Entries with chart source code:
• • •
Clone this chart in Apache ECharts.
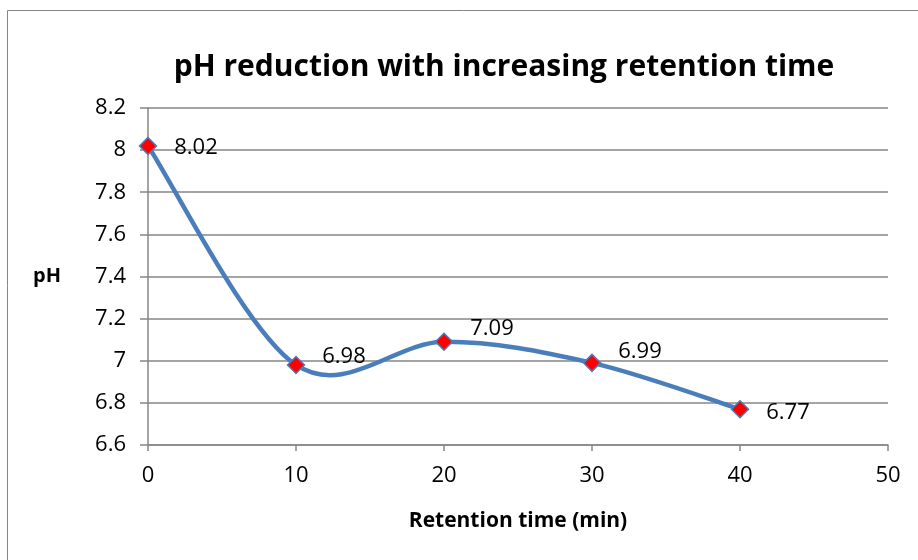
<!DOCTYPE html>
<html><head><meta charset="utf-8">
<script src="https://cdn.jsdelivr.net/npm/echarts@6/dist/echarts.min.js"></script>
<style>html,body{margin:0;padding:0;background:#fff}#c{width:918px;height:560px}</style>
</head><body><div id="c"></div>
<script>
const times = [0, 10, 20, 30, 40];
const phValues = [8.02, 6.98, 7.09, 6.99, 6.77];
const labelOffsets = [[0, 2], [0, -8], [0, -13], [0, -11], [0, 4]];
const titleText = 'pH reduction with increasing retention time';
const xName = 'Retention time (min)';
const yName = 'pH';

const chart = echarts.init(document.getElementById('c'), null, {renderer: 'canvas'});
const font = '"Open Sans", "Liberation Sans", sans-serif';
const pairs = times.map((t, i) => [t, phValues[i]]);
const data = pairs.map((p, i) => ({value: p, label: {offset: labelOffsets[i]}}));

// Excel-style smoothed line: Catmull-Rom bezier through pixel positions from the axes
function renderCurve(params, api) {
  if (params.dataIndex !== 0) return null;
  const pts = pairs.map(p => api.coord(p));
  const n = pts.length;
  let d = 'M' + pts[0][0] + ' ' + pts[0][1];
  for (let i = 0; i < n - 1; i++) {
    const p0 = pts[Math.max(i - 1, 0)], p1 = pts[i], p2 = pts[i + 1], p3 = pts[Math.min(i + 2, n - 1)];
    const c1 = [p1[0] + (p2[0] - p0[0]) / 6, p1[1] + (p2[1] - p0[1]) / 6];
    const c2 = [p2[0] - (p3[0] - p1[0]) / 6, p2[1] - (p3[1] - p1[1]) / 6];
    d += ' C' + c1[0] + ' ' + c1[1] + ' ' + c2[0] + ' ' + c2[1] + ' ' + p2[0] + ' ' + p2[1];
  }
  return {type: 'path', shape: {pathData: d},
    style: {fill: 'none', stroke: '#4a7ebb', lineWidth: 4.5, lineCap: 'round', lineJoin: 'round'}};
}

chart.setOption({
  animation: false,
  backgroundColor: '#fff',
  graphic: [{type: 'rect', shape: {x: 7.5, y: 10.5, width: 940, height: 600}, style: {fill: 'none', stroke: '#868686', lineWidth: 1}}],
  title: {text: titleText, left: 499, top: 47, textAlign: 'center',
    textStyle: {fontFamily: font, fontWeight: 'bold', fontSize: 30, color: '#000'}},
  grid: {left: 148, right: 30, top: 108, bottom: 115},
  xAxis: {type: 'value', min: 0, max: 50, interval: 10,
    name: xName, nameLocation: 'middle', nameGap: 66,
    nameTextStyle: {fontFamily: font, fontWeight: 'bold', fontSize: 21, color: '#000'},
    axisLine: {lineStyle: {color: '#868686', width: 1.5}},
    axisTick: {show: true, length: 6, lineStyle: {color: '#868686', width: 1.5}},
    axisLabel: {fontFamily: font, fontSize: 22, color: '#000', margin: 20},
    splitLine: {show: false}},
  yAxis: {type: 'value', min: 6.6, max: 8.2, interval: 0.2,
    name: yName, nameLocation: 'middle', nameGap: 87, nameRotate: 0,
    nameTextStyle: {fontFamily: font, fontWeight: 'bold', fontSize: 20, color: '#000'},
    axisLine: {show: true, lineStyle: {color: '#868686', width: 1.5}},
    axisTick: {show: true, length: 8, lineStyle: {color: '#868686', width: 1.5}},
    axisLabel: {fontFamily: font, fontSize: 22, color: '#000', margin: 22,
      formatter: v => String(+v.toFixed(1))},
    splitLine: {show: true, lineStyle: {color: '#868686', width: 1.5}}},
  series: [{
    type: 'custom', data: pairs, renderItem: renderCurve, z: 2, silent: true
  }, {
    type: 'line', data: data, z: 3,
    lineStyle: {opacity: 0, width: 0},
    symbol: 'diamond', symbolSize: 17,
    itemStyle: {color: '#ff0000', borderColor: '#4a7ebb', borderWidth: 1.5},
    label: {show: true, position: 'right', distance: 17, fontFamily: font, fontSize: 22, color: '#000',
      formatter: p => p.value[1].toFixed(2)}
  }]
});
</script></body></html>
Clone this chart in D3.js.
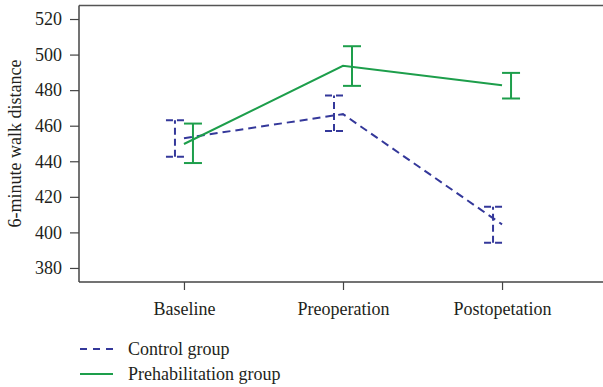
<!DOCTYPE html>
<html>
<head>
<meta charset="utf-8">
<script src="https://cdn.jsdelivr.net/npm/d3@7"></script>
<style>
  body { margin: 0; background: #fff; }
  text { font-family: "Liberation Serif", "Times New Roman", serif; fill: #231f20; }
</style>
</head>
<body>
<svg id="chart" width="603" height="387"></svg>
<script>
// time points
var phases = ["Baseline", "Preoperation", "Postopetation"];

// means and 95% CI
var controlMean = [453, 466.5, 404.5];
var controlLow  = [442.5, 457, 394.2];
var controlHigh = [463, 477, 414.4];

var prehabMean = [449.7, 493.7, 482.8];
var prehabLow  = [439, 482.4, 475.3];
var prehabHigh = [461.2, 504.7, 489.7];

var yTicks = [380, 400, 420, 440, 460, 480, 500, 520];

var groups = [
  {name: "Control group", mean: controlMean, lo: controlLow, hi: controlHigh,
   color: "#34389a", dash: "8,5", shift: -9},
  {name: "Prehabilitation group", mean: prehabMean, lo: prehabLow, hi: prehabHigh,
   color: "#1d9e4b", dash: null, shift: 9}
];

var svg = d3.select("#chart");
var mLeft = 79, mRight = 603, mTop = 5.5, mBottom = 282;

var x = d3.scalePoint()
  .domain(phases)
  .range([mLeft, 607])
  .padding(0.66);

var y = d3.scaleLinear()
  .domain([372.1, 527.6])
  .range([mBottom, mTop]);

// frame: left axis, bottom axis, top border
svg.append("line")
  .attr("x1", mLeft).attr("x2", mRight)
  .attr("y1", mTop).attr("y2", mTop)
  .attr("stroke", "#555").attr("stroke-width", 1.5);

var yAxis = svg.append("g")
  .attr("transform", "translate(" + mLeft + ",0)")
  .call(d3.axisLeft(y).tickValues(yTicks).tickSize(9).tickPadding(8));

var xAxis = svg.append("g")
  .attr("transform", "translate(0," + mBottom + ")")
  .call(d3.axisBottom(x).tickSize(8).tickPadding(12));

[yAxis, xAxis].forEach(function(ax) {
  ax.select(".domain").attr("stroke", "#444").attr("stroke-width", 1.5);
  ax.selectAll(".tick line").attr("stroke", "#444").attr("stroke-width", 1.2);
  ax.selectAll("text")
    .style("font-family", "Liberation Serif, serif")
    .style("font-size", "18px")
    .attr("fill", "#231f20");
});
yAxis.select(".domain").attr("d", "M0," + mTop + "V" + mBottom);
xAxis.select(".domain").attr("d", "M" + mLeft + ",0H" + mRight);

svg.append("text")
  .attr("transform", "translate(21," + y(450) + ") rotate(-90)")
  .attr("text-anchor", "middle")
  .style("font-size", "18px")
  .text("6-minute walk distance");

// lines and error bars
var line = d3.line()
  .x(function(d, i) { return x(phases[i]); })
  .y(function(d) { return y(d); });

groups.forEach(function(g) {
  var layer = svg.append("g");

  layer.append("path")
    .datum(g.mean)
    .attr("d", line)
    .attr("fill", "none")
    .attr("stroke", g.color)
    .attr("stroke-width", 2)
    .attr("stroke-dasharray", g.dash);

  phases.forEach(function(p, i) {
    var cx = x(p) + g.shift;
    var bar = layer.append("g")
      .attr("stroke", g.color)
      .attr("stroke-width", 2)
      .attr("stroke-dasharray", g.dash ? "7,4" : null)
      .attr("fill", "none");
    bar.append("line")
      .attr("x1", cx).attr("x2", cx)
      .attr("y1", y(g.lo[i])).attr("y2", y(g.hi[i]));
    bar.append("line")
      .attr("x1", cx - 9).attr("x2", cx + 9)
      .attr("y1", y(g.hi[i])).attr("y2", y(g.hi[i]));
    bar.append("line")
      .attr("x1", cx - 9).attr("x2", cx + 9)
      .attr("y1", y(g.lo[i])).attr("y2", y(g.lo[i]));
  });
});

// legend
var legend = svg.append("g");
groups.forEach(function(g, i) {
  var ly = 349 + i * 25;
  legend.append("line")
    .attr("x1", 80).attr("x2", 113)
    .attr("y1", ly).attr("y2", ly)
    .attr("stroke", g.color)
    .attr("stroke-width", 2)
    .attr("stroke-dasharray", g.dash ? "7,6" : null);
  legend.append("text")
    .attr("x", 128).attr("y", ly + 6)
    .style("font-size", "18px")
    .text(g.name);
});
</script>
</body>
</html>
• • •
TO DO: Pictures stay out. Repeat only the lines from the beginning of the data through the line that has "const data = pairs.map((p, i)".

ANSWER FOR THIS EXERCISE:
Clone this chart in Apache ECharts.
<!DOCTYPE html>
<html><head><meta charset="utf-8">
<script src="https://cdn.jsdelivr.net/npm/echarts@6/dist/echarts.min.js"></script>
<style>html,body{margin:0;padding:0;background:#fff}#c{width:918px;height:560px}</style>
</head><body><div id="c"></div>
<script>
const times = [0, 10, 20, 30, 40];
const phValues = [8.02, 6.98, 7.09, 6.99, 6.77];
const labelOffsets = [[0, 2], [0, -8], [0, -13], [0, -11], [0, 4]];
const titleText = 'pH reduction with increasing retention time';
const xName = 'Retention time (min)';
const yName = 'pH';

const chart = echarts.init(document.getElementById('c'), null, {renderer: 'canvas'});
const font = '"Open Sans", "Liberation Sans", sans-serif';
const pairs = times.map((t, i) => [t, phValues[i]]);
const data = pairs.map((p, i) => ({value: p, label: {offset: labelOffsets[i]}}));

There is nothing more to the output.